Sometimes doing nothing is the most expensive solution of all.
A leading foreign bank (among the top 5 in its country) sends translated materials to account-holders only if they live outside the bank's country. US and UK residents receive English documentation automatically, but English-speaking citizens in the bank’s home country cannot receive translations – even though these translations already exist in the bank’s files.
Why this policy? For this bank, they made an unfortunate decision: it is too complex and costly to distribute multiple translations. They assume multiple e‑mailings are required, and that requires staff time, language-preference databases and multiple distribution tasks. So instead, they choose not to communicate in the customer's own language.
Is this Customer Service? Immigrant depositors are sent documents they cannot understand.

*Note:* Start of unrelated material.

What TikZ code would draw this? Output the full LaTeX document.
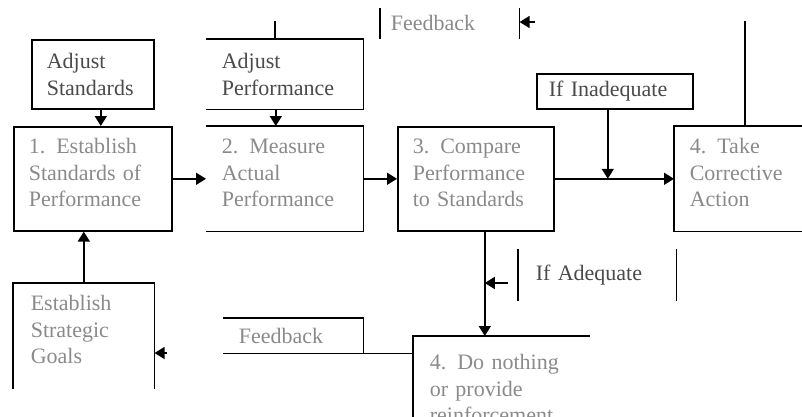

Would you put your funds in such an institution?
Consumer Translations demonstrates that such decisions are unnecessary when translation distribution has a low cost – both financially and in staff resources. We even confirmed it with the Office of the President of this bank. Depositors have a right to understand the status of their funds. And consumers in general should be able to communicate with the businesses they frequent.
But this won’t come about until the entire translation cycle is convenient to the communicator. That is what Consumer Translations developed and provides. Both communicators and end-readers will benefit from this revolutionary solution to an old – but unrecognized – problem.
The worst problems are the ones we don’t realize we have. The traditional way of distributing translations was once an example of this principle, but now it has been solved.